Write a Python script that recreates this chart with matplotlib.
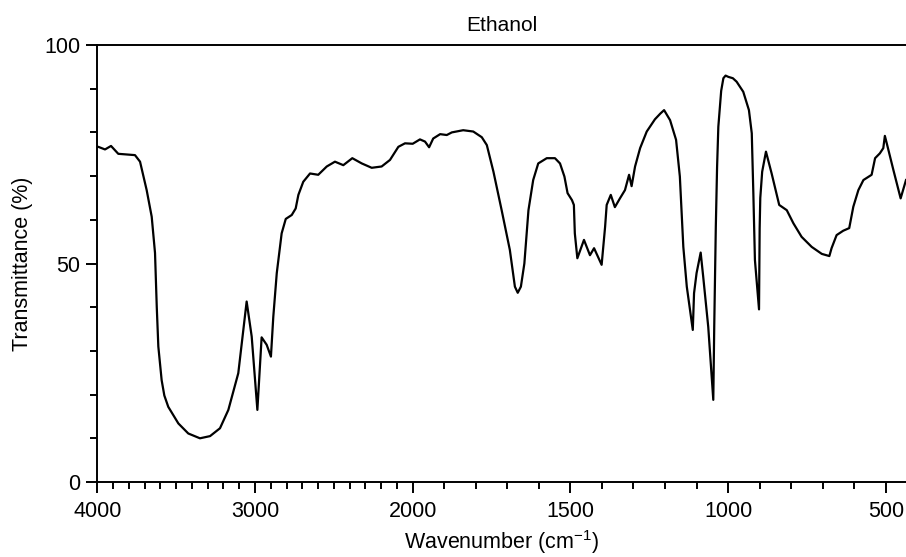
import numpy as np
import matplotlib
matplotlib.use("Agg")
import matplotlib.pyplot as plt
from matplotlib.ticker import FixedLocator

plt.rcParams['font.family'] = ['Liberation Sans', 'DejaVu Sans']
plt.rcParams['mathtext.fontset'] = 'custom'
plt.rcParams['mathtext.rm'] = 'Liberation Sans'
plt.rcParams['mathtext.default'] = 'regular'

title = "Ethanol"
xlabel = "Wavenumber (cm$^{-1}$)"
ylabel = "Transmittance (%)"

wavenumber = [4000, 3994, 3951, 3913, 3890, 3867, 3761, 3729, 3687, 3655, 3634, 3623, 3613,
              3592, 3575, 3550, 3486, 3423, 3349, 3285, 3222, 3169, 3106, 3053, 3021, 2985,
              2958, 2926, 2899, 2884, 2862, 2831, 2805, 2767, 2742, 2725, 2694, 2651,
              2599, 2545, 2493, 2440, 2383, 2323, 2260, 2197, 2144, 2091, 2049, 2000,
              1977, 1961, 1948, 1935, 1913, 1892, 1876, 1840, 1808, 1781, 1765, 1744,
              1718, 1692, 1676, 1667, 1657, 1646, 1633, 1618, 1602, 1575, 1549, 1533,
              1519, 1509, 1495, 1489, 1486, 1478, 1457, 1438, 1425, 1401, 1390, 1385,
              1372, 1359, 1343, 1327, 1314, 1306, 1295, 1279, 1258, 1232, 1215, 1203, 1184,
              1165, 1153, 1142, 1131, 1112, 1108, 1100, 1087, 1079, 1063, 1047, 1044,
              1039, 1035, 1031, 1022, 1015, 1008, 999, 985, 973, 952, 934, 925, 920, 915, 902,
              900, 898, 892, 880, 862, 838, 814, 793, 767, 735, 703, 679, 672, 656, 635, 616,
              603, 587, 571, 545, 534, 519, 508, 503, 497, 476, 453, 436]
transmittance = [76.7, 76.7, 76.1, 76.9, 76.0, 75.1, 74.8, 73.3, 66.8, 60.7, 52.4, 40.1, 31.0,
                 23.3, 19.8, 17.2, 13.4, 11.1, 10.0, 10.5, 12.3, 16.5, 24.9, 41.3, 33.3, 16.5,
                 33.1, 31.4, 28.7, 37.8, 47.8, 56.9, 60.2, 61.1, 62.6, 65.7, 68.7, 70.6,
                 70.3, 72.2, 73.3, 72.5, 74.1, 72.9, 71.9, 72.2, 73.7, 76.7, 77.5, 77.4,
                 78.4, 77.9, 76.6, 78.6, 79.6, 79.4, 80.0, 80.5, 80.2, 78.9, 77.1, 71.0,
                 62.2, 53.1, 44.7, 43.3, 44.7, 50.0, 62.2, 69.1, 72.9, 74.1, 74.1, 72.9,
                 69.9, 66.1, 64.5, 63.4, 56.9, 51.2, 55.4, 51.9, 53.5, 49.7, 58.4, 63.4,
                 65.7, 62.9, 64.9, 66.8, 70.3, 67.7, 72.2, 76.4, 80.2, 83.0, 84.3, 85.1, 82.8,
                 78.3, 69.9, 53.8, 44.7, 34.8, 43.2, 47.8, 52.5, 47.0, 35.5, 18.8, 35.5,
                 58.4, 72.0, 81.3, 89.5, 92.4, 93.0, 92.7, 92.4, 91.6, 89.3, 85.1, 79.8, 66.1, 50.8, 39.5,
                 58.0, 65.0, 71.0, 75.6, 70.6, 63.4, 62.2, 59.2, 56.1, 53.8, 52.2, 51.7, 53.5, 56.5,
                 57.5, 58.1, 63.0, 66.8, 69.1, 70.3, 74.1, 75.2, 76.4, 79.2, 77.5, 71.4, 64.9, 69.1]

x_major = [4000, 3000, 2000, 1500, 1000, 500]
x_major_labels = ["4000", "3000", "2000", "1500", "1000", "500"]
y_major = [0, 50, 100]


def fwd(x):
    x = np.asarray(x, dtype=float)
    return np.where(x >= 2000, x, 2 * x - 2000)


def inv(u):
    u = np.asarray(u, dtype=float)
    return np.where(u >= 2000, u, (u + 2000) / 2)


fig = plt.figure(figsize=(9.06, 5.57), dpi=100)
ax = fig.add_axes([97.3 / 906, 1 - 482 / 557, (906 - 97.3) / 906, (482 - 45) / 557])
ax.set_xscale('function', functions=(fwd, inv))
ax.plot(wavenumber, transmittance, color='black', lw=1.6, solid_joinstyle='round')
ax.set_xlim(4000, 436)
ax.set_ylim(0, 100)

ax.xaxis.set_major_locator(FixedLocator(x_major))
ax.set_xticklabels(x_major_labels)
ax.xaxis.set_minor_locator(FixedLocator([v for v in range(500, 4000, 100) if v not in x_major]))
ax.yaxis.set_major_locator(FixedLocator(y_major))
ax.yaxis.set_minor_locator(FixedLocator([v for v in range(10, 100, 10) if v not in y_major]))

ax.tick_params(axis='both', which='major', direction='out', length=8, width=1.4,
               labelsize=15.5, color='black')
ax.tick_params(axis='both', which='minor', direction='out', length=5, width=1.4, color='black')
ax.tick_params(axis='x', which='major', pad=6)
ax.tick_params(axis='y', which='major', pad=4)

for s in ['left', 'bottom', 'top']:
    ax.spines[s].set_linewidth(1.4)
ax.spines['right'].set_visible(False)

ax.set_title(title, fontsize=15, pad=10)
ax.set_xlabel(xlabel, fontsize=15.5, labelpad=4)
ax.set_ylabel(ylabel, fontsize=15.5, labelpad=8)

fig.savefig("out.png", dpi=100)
★ ★ ★ ★
YOUR INSTRUCTIONS
Please restate the material above line by line, exactly, beginning at its first line and ending with the line that contains "from matplotlib.ticker import FixedLocator", without any pictures.

REPLY TO THE EXERCISE
Write a Python script that recreates this chart with matplotlib.
import numpy as np
import matplotlib
matplotlib.use("Agg")
import matplotlib.pyplot as plt
from matplotlib.ticker import FixedLocator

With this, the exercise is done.